Междисциплинарность являет собой имплицитную познавательную модель, где та или иная дисциплина использует достижения, методы, стратегии других наук для решения собственных задач и на своей территории. Мультидисциплинарность – познавательная модель проблемно ориентированных исследований, которая для решения общей задачи привлекает экспертов и специалистов из разных наук в режиме «круглого стола». Мультидисциплинарность стала осмысливаться как научный тренд в конце ХХ в. С позиции субъекта познания данный феномен раскрывался через созвездие дисциплин, где исследователем решалась задача поиска ракурса, позволяющего создать необходимое целое. Иными словами, конструктивистские инициативы и творческие усилия здесь возлагались на самого субъекта. Если в контексте дисциплинарной матрицы развития науки среднестатистическому ученому достаточно следовать принятым правилам и процедурам, то мультидисциплинарность требует от него усилий личного творчества, интеллектуального поиска обзорной позиции наблюдателя, где хаос эмпирических данных складывается в осмысленную картину либо в теоретический гештальт. В идеале ученый вынужден сам изобрести принцип объединения разнородного материала (как правило, это ситуативный принцип, т. е. действующий применительно к условиям локальной ситуации).

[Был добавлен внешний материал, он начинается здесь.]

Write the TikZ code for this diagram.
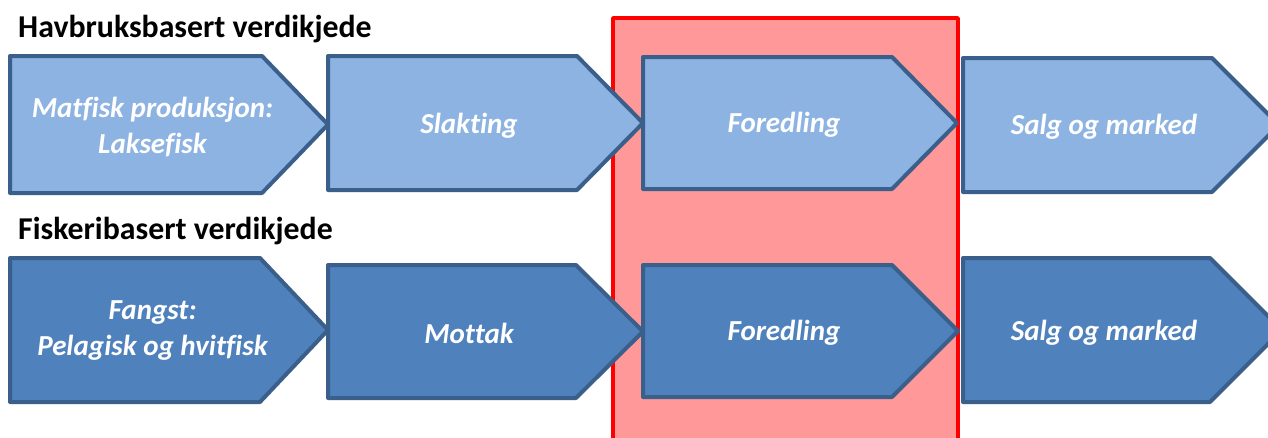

Трансдисциплинарность характеризуется движением сквозь дисциплины; это принципиальная открытость дисциплинарных границ и растворение парадигм – в том смысле, что заранее заданной матрицы исследовательского мышления нет, а методы, путь, методология выстраиваются по ходу самого исследования. (Подобная исследовательская стратегия описана выше как эпистемология сложности Э. Морена.)
На сегодняшний день идеи трансдисциплинарности представлены в нескольких интерпретациях (см.: Гусельцева, 2015б). Впервые данный термин появился в дискуссиях Ж. Пиаже с астрофизиком Э. Янчем и математиком А. Лихнеровичем. Ж. Пиаже доказывал, что трансдисциплинарность – более высокий и сложный эволюционный этап интеграции знания, нежели междисциплинарность (Piaget, 1971, 1972). Трансдисциплинарность – познание, игнорирующее дисциплинарные границы (Князева, 2011). Префикс «транс-», подчеркивая текучесть исследования, вновь отсылает нас к особому свойству постнеклассического стиля мышления, а в социокультурном плане соответствует образу «текучей современности» (З. Бауман).

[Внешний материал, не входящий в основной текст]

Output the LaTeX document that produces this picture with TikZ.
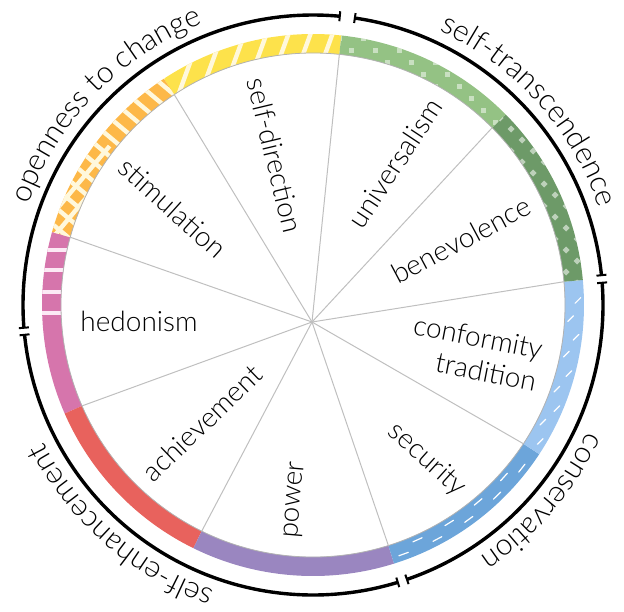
\documentclass[tikz,border=0pt]{standalone}
\usepackage{fontspec}
\IfFontExistsTF{Lato Light}{\setmainfont{Lato Light}}{\setmainfont{Lato}}
\usetikzlibrary{decorations.text}

\definecolor{selfdir}{HTML}{FDE24B}
\definecolor{stimul}{HTML}{FDB848}
\definecolor{hedon}{HTML}{D675AC}
\definecolor{achiev}{HTML}{E8625D}
\definecolor{powr}{HTML}{9A86C0}
\definecolor{secur}{HTML}{6CA5DA}
\definecolor{conform}{HTML}{9CC5F0}
\definecolor{benev}{HTML}{6D9A68}
\definecolor{univ}{HTML}{94C284}
\definecolor{cream}{HTML}{FFF8DC}
\definecolor{pinkwhite}{HTML}{FCEAF5}

\newcommand{\labelfont}{\fontsize{14}{16.5}\selectfont}
\newcommand{\groupfont}{\fontsize{15}{18}\selectfont}

\tikzset{
  valuelabel/.style={font=\labelfont, inner sep=0pt, align=center},
  spoke/.style={draw=black!25, line width=0.5pt},
  stripe/.style={draw=cream, line width=2.2pt},
  bluedash/.style={draw=white, line width=0.6pt, line cap=round},
  grouparc/.style={line width=1.7pt},
  grouptick/.style={line width=1pt},
  grouplabel/.style={decorate, decoration={text along path, text align=center, text={|\groupfont|#1}}},
}

\begin{document}
\begin{tikzpicture}[x=0.5pt,y=0.5pt]
  \useasboundingbox (-313,-306) rectangle (311,305);

  % coloured ring
  \foreach \a/\b/\c in {84/123.4/selfdir, 123.4/164.4/stimul, 164.4/203.6/hedon,
      203.6/243.8/achiev, 243.8/287.4/powr, 287.4/326.6/secur,
      326.6/365.3/conform, 365.3/404.7/benev, 404.7/444/univ}
    \fill[\c] (\a:271) arc[start angle=\a, end angle=\b, radius=271]
      -- (\b:252) arc[start angle=\b, end angle=\a, radius=252] -- cycle;

  % self-direction
  \begin{scope}
    \clip (84:271) arc[start angle=84, end angle=123.4, radius=271]
      -- (123.4:252) arc[start angle=123.4, end angle=84, radius=252] -- cycle;
    \foreach \x in {-230,-208,...,60}
      \draw[stripe] (\x,190) -- ++(70:100);
  \end{scope}

  % stimulation
  \begin{scope}
    \clip (123.4:271) arc[start angle=123.4, end angle=164.4, radius=271]
      -- (164.4:252) arc[start angle=164.4, end angle=123.4, radius=252] -- cycle;
    \foreach \x in {-520,-497,...,-100}
      \draw[stripe] (\x,260) -- ++(-40:400);
  \end{scope}
  \begin{scope}
    \clip (142:271) arc[start angle=142, end angle=164.4, radius=271]
      -- (164.4:252) arc[start angle=164.4, end angle=142, radius=252] -- cycle;
    \foreach \x in {-480,-460,...,-100}
      \draw[stripe] (\x,20) -- ++(50:300);
  \end{scope}

  % hedonism
  \begin{scope}
    \clip (164.4:271) arc[start angle=164.4, end angle=203.6, radius=271]
      -- (203.6:252) arc[start angle=203.6, end angle=164.4, radius=252] -- cycle;
    \foreach \y in {55,35,13,-8}
      \draw[draw=pinkwhite, line width=1.8pt] (-290,\y) -- (-220,\y);
  \end{scope}

  % universalism and benevolence
  \begin{scope}
    \clip (44.7:271) arc[start angle=44.7, end angle=84, radius=271]
      -- (84:252) arc[start angle=84, end angle=44.7, radius=252] -- cycle;
    \foreach \x in {0,24,...,300}
      \foreach \y in {0,24,...,290} {
        \fill[white, opacity=0.5] (\x,\y) rectangle ++(5,5);
        \fill[white, opacity=0.5] (\x+12,\y+12) rectangle ++(5,5);
      }
  \end{scope}
  \begin{scope}
    \clip (5.3:271) arc[start angle=5.3, end angle=44.7, radius=271]
      -- (44.7:252) arc[start angle=44.7, end angle=5.3, radius=252] -- cycle;
    \foreach \x in {0,22,...,300}
      \foreach \y in {0,22,...,290} {
        \fill[white, opacity=0.55] (\x,\y) +(0,3.5) -- +(3.5,0) -- +(0,-3.5) -- +(-3.5,0) -- cycle;
        \fill[white, opacity=0.55] (\x+11,\y+11) +(0,3.5) -- +(3.5,0) -- +(0,-3.5) -- +(-3.5,0) -- cycle;
      }
  \end{scope}

  % conformity and security
  \foreach \a [count=\n] in {-31,-27,...,3} {
    \pgfmathsetmacro{\r}{258+7*mod(\n,2)}
    \draw[bluedash] (\a:\r) ++(45:-4) -- ++(45:8);
  }
  \foreach \a [count=\n] in {-70,-66,...,-36} {
    \pgfmathsetmacro{\r}{257+8*mod(\n,2)}
    \draw[bluedash] (\a:\r) ++({\a+90}:-5) -- ++({\a+90}:10);
  }

  \draw[black!30, line width=0.4pt] (0,0) circle[radius=252];

  % spokes
  \coordinate (hub) at (-1,-17);
  \foreach \a [count=\i] in {84,123.4,164.4,203.6,243.8,287.4,326.6,365.3,404.7}
    \coordinate (b\i) at (\a:252);
  \foreach \i in {1,...,9}
    \draw[spoke] (hub) -- (b\i);

  % values
  \node[valuelabel, rotate=-76.5] (selfdirection) at (-38,150) {self-direction};
  \node[valuelabel, rotate=-42] (stimulation) at (-140,97) {stimulation};
  \node[valuelabel] (hedonism) at (-174,-16) {hedonism};
  \node[valuelabel, rotate=44] (achievement) at (-111,-118) {achievement};
  \node[valuelabel, rotate=85] (power) at (-17,-195) {power};
  \node[valuelabel, rotate=-42] (security) at (114,-155) {security};
  \node[valuelabel, align=right, rotate=-11] (conformity) at (162,-48) {conformity\\tradition};
  \node[valuelabel, rotate=28] (benevolence) at (148,65) {benevolence};
  \node[valuelabel, rotate=56.5] (universalism) at (82,142) {universalism};

  % higher order groups
  \foreach \s/\e in {84.7/184.5, 185.9/287, 288.9/364.4, 365.9/441.7} {
    \draw[grouparc] (\s:290) arc[start angle=\s, end angle=\e, radius=290];
    \draw[grouptick] (\s:285) -- (\s:295);
    \draw[grouptick] (\e:285) -- (\e:295);
  }
  \path[grouplabel={openness to change}] (186:302) arc[start angle=186, end angle=86, radius=302];
  \path[grouplabel={self-transcendence}] (92:302) arc[start angle=92, end angle=-8, radius=302];
  \path[grouplabel={conservation}] (9.4:302) arc[start angle=9.4, end angle=-90.6, radius=302];
  \path[grouplabel={self-enhancement}] (279:302) arc[start angle=279, end angle=179, radius=302];
\end{tikzpicture}
\end{document}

Подобно типам рациональности, меж-, мульти- и трансдисциплинарность образуют «эпистемологическую матрешку», где междисциплинарные связи усиливают креативность на стыках и в пограничье наук; мультидисциплинарные отношения творят новое целостное знание в трениях разных видений и в поисках консенсуса; наконец, все это погружено в контекст изменяющегося, постоянно модернизирующегося мира, где трансдисциплинарные стратегии, преодолевая эффект энтропии, строят надежные (достоверные) концепции из неустойчивого материала. Парадоксальная устойчивость сетевых методологических стратегий делает их наиболее эффективными в трансдисциплинарной модели познания.
На классическом этапе развития науки принцип развития был представлен такими методологическими установками, как эволюционизм, универсализм и объективизм. Интегрирующую роль на общенаучном уровне методологии науки играл эволюционный подход, в рамках которого формировалось представление об общественном развитии как продолжении природного; велся поиск универсальных законов развития; выделялись эволюционные стадии и обсуждалась идея прогресса как поступательного движения от низшего к высшему. Важное место в психологии занимала и продолжает занимать универсальная модель развития, эксплицированная в философских учениях Г. Спенсера, Г. Гегеля, И. Фихте, В. С. Соловьева, нашедшая преломление в генетической методологии и методах психологии.
На неклассическом этапе развития науки принцип развития воплотился в разнообразии исследовательских подходов – функциональных, деятельностных, генетических, эволюционных и неоэволюционных. Психология развития возникла здесь как отдельная отрасль психологических исследований. Огромный вклад в разработку принципов развития внесли работы Ж. Пиаже, который к тому же обладал даром смотреть на психологию через оптику эпистемологии[7]. Генетическая эпистемология позволяла сделать принцип развития точкой проблемного пересечения психологии и смежных наук.
На постнеклассическом этапе развития науки, где возникает тенденция к размыванию дисциплинарных границ, а исследователи оперируют разными моделями, в том числе рожденными на материале других наук, – биологии, социологии, истории, психологии, – принцип развития продолжает играть стержневую роль, являясь той нитью, на которую нанизываются бусины эмпирических исследований. Свою лепту на данном этапе вносит и такое интеллектуальное движение, как метамодернизм.
Понятие «метамодернизм» появилось для обозначения нового общекультурного и исследовательского стиля, явившегося на смену постмодернизму. В рамках данной статьи мы рассматриваем метамодернизм в качестве самозародившейся эпистемологии в ответ на вызовы сложности, уникальности и разнообразия современного мира.